Leaving out the pictures, retype the lines from the beginning of the listing through the line containing "var hexStep = 5, nedStep".

— Begin —

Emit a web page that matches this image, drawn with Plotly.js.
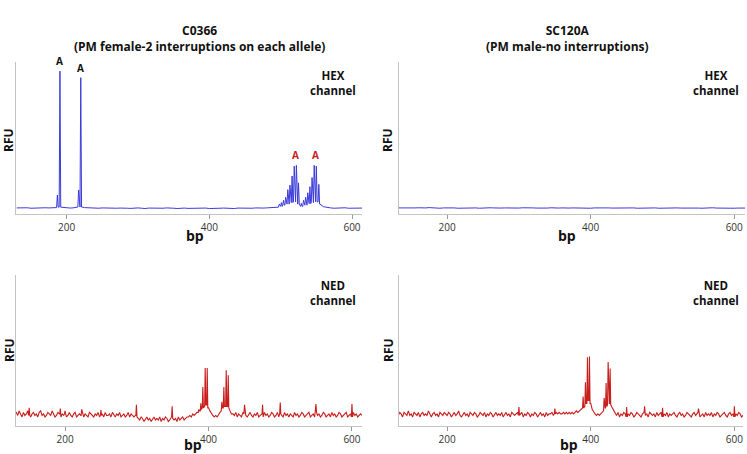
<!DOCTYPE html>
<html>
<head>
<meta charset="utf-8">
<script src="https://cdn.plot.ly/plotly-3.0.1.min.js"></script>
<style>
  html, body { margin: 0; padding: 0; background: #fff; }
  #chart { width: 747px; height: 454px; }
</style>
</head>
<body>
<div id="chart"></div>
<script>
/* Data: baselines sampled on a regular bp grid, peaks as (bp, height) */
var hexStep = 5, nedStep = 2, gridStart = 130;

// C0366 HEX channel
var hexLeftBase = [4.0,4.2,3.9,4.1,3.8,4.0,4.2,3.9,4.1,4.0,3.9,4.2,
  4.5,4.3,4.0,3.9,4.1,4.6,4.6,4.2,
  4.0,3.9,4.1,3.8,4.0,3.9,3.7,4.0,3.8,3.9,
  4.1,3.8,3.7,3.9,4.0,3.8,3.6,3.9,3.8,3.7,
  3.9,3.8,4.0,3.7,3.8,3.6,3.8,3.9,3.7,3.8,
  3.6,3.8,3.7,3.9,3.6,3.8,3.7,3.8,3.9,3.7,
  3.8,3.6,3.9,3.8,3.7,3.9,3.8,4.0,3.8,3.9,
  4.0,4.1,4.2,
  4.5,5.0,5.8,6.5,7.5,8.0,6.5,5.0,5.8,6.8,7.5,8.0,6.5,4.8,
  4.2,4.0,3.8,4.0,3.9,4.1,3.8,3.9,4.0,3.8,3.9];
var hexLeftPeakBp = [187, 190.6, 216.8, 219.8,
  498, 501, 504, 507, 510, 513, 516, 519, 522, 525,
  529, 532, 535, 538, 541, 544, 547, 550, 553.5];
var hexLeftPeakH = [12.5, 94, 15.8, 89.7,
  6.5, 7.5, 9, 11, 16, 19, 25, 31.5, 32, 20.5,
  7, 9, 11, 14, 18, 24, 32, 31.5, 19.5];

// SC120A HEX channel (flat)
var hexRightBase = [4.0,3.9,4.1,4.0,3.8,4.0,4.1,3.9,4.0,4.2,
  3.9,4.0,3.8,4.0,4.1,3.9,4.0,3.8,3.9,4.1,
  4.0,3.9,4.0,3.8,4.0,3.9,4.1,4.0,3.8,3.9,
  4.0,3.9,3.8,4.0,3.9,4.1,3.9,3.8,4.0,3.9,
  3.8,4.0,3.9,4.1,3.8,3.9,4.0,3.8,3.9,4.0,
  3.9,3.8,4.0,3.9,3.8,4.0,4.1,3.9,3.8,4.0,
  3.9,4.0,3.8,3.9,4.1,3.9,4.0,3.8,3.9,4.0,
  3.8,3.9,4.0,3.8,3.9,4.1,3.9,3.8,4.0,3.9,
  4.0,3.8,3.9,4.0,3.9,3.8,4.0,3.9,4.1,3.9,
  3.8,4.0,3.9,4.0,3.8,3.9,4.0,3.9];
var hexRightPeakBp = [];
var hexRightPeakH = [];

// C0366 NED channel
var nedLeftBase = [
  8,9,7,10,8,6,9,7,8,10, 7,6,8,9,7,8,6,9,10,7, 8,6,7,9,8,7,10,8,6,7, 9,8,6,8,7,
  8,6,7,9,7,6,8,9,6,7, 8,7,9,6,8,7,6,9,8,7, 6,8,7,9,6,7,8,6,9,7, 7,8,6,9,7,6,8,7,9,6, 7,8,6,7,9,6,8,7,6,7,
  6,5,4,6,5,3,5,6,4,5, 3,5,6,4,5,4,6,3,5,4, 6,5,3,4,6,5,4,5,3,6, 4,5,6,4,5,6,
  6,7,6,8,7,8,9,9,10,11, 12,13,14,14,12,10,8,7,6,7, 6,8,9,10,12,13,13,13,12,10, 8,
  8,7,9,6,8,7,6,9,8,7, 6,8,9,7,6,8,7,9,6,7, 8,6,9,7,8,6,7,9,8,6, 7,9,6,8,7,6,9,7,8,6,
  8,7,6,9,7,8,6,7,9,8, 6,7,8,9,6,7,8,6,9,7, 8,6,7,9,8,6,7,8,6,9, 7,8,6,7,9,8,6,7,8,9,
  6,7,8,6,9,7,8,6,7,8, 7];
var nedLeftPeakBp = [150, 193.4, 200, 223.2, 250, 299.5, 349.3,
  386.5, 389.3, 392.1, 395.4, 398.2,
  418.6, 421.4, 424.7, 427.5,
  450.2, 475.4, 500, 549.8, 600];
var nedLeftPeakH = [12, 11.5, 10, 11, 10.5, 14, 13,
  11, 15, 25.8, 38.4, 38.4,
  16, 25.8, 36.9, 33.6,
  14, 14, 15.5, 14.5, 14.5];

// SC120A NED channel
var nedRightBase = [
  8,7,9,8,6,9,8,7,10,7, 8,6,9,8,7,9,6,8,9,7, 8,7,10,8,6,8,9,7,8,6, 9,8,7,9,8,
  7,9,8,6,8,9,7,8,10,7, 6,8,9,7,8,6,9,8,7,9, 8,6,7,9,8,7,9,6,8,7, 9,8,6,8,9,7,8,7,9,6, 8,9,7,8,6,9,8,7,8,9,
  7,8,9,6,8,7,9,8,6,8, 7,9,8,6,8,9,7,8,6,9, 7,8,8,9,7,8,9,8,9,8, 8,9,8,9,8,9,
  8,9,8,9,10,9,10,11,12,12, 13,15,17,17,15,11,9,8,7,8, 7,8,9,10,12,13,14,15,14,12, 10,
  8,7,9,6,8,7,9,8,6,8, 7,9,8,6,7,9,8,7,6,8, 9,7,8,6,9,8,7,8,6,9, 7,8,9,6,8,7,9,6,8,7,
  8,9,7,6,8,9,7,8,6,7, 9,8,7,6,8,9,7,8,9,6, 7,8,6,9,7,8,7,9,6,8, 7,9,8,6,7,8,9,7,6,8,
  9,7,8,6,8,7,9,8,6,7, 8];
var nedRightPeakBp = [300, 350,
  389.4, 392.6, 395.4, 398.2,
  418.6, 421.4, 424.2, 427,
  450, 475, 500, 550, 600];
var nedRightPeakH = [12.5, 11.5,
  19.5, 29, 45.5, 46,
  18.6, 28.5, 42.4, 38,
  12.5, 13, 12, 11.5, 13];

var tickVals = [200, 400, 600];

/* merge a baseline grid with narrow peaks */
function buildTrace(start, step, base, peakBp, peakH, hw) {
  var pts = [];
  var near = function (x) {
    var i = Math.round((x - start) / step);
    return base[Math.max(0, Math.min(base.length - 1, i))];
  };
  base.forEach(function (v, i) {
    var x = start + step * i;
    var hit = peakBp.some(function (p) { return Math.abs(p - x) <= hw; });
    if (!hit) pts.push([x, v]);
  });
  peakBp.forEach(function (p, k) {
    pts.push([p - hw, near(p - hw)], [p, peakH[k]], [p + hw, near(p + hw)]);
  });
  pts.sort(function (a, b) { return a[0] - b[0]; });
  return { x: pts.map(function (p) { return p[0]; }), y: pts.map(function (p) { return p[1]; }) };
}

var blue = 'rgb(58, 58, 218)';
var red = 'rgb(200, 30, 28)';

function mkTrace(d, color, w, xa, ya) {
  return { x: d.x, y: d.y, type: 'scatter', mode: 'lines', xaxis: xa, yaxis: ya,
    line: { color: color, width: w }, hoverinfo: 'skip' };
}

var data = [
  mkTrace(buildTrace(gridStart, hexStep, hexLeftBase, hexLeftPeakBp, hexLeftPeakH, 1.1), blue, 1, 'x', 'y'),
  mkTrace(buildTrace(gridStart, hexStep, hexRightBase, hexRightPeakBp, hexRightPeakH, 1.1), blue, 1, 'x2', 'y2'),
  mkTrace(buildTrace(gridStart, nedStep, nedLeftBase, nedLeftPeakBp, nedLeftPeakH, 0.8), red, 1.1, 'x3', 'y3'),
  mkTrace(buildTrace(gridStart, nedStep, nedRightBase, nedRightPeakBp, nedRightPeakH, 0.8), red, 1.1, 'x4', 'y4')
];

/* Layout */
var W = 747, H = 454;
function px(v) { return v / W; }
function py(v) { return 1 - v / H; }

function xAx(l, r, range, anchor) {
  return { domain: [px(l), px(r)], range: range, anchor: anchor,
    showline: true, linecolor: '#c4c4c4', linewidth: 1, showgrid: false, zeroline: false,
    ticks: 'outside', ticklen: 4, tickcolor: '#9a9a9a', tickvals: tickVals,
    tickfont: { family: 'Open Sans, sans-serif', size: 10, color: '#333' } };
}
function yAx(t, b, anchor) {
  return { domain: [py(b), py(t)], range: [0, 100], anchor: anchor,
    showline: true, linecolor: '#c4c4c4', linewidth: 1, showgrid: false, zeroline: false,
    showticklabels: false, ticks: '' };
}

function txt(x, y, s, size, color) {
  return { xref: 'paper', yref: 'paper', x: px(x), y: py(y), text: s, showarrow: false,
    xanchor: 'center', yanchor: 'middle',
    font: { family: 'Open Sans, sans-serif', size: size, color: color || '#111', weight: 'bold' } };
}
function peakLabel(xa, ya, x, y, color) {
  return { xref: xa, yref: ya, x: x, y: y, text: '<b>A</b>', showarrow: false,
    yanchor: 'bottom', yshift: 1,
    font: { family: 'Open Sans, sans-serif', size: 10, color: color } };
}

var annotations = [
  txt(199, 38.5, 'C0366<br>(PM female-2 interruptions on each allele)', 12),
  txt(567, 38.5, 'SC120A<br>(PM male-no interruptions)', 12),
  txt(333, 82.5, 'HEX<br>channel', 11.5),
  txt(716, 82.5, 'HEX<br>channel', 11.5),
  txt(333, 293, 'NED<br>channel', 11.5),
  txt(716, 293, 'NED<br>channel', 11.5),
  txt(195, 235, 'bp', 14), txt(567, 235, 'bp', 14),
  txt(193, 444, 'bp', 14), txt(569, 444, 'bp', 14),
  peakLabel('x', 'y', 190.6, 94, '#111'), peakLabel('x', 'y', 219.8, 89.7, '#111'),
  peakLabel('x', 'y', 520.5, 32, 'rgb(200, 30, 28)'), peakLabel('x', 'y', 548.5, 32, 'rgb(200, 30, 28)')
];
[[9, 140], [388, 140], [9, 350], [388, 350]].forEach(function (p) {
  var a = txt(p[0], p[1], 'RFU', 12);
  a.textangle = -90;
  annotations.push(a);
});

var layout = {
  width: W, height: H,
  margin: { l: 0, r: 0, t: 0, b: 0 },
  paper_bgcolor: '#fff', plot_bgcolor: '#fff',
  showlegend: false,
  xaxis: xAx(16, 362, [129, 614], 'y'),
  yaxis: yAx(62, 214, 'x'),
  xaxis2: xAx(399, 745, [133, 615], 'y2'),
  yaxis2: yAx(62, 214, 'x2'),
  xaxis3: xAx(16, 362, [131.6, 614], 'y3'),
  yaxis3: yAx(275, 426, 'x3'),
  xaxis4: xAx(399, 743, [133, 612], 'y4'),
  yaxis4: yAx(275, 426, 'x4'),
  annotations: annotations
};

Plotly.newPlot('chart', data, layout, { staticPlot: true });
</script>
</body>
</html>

— End —

### WRITTEN REPLY
Emit a web page that matches this image, drawn with Plotly.js.
<!DOCTYPE html>
<html>
<head>
<meta charset="utf-8">
<script src="https://cdn.plot.ly/plotly-3.0.1.min.js"></script>
<style>
  html, body { margin: 0; padding: 0; background: #fff; }
  #chart { width: 747px; height: 454px; }
</style>
</head>
<body>
<div id="chart"></div>
<script>
/* Data: baselines sampled on a regular bp grid, peaks as (bp, height) */
var hexStep = 5, nedStep = 2, gridStart = 130;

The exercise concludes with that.